The task: Return all lines in the material below that contain "diagram".

[Start Items]

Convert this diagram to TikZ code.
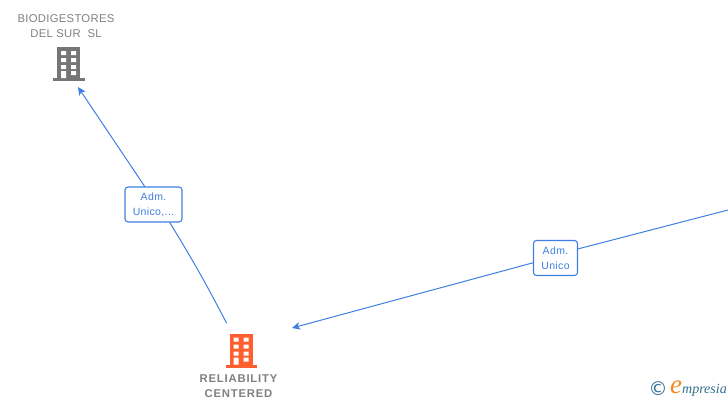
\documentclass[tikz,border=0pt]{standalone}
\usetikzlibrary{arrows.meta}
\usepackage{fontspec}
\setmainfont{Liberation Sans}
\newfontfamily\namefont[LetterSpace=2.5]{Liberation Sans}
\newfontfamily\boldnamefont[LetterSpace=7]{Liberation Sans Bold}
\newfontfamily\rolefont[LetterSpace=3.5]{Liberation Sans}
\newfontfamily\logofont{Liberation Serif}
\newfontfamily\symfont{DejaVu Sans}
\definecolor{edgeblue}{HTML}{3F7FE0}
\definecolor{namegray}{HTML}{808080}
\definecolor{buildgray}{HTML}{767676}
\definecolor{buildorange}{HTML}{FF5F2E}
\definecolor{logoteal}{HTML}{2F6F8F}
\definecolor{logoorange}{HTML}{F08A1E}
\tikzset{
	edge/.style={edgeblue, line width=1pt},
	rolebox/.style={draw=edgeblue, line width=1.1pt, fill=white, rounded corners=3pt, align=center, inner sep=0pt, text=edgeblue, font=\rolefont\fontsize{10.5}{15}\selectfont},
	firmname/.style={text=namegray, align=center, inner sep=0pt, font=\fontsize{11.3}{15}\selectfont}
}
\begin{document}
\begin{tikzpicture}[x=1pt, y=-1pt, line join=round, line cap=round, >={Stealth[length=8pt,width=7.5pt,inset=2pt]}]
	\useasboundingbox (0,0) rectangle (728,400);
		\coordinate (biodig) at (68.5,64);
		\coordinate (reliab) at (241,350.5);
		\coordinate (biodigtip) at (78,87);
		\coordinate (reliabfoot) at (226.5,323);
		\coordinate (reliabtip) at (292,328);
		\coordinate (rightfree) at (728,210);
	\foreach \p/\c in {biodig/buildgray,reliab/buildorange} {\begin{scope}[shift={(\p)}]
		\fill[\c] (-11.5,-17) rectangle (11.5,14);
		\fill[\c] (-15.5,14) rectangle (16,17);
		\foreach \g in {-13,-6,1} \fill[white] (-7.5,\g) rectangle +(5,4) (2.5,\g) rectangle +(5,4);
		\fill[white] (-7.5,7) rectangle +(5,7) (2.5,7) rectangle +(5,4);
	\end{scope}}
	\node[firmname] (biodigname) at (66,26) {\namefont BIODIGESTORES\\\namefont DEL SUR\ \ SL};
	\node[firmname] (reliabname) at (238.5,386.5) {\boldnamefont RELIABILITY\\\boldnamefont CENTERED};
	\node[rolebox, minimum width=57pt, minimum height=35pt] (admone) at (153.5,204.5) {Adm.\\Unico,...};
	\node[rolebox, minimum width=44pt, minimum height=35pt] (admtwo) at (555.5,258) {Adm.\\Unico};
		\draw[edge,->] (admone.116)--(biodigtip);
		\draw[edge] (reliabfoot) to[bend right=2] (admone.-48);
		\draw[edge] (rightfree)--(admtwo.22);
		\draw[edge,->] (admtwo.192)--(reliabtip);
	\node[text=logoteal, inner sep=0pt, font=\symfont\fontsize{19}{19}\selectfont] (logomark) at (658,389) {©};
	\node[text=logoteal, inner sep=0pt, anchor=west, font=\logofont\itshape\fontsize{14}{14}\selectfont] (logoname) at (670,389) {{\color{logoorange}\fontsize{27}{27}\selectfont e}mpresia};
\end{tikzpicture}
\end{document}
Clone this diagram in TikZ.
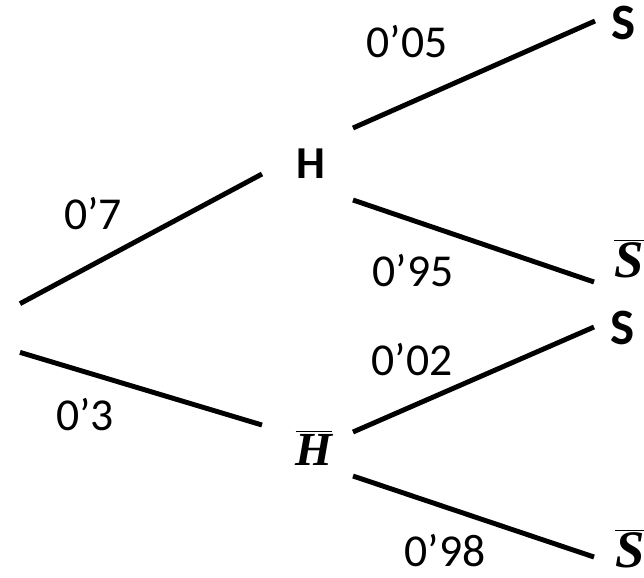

[End Items]

Task result:
Convert this diagram to TikZ code.
Clone this diagram in TikZ.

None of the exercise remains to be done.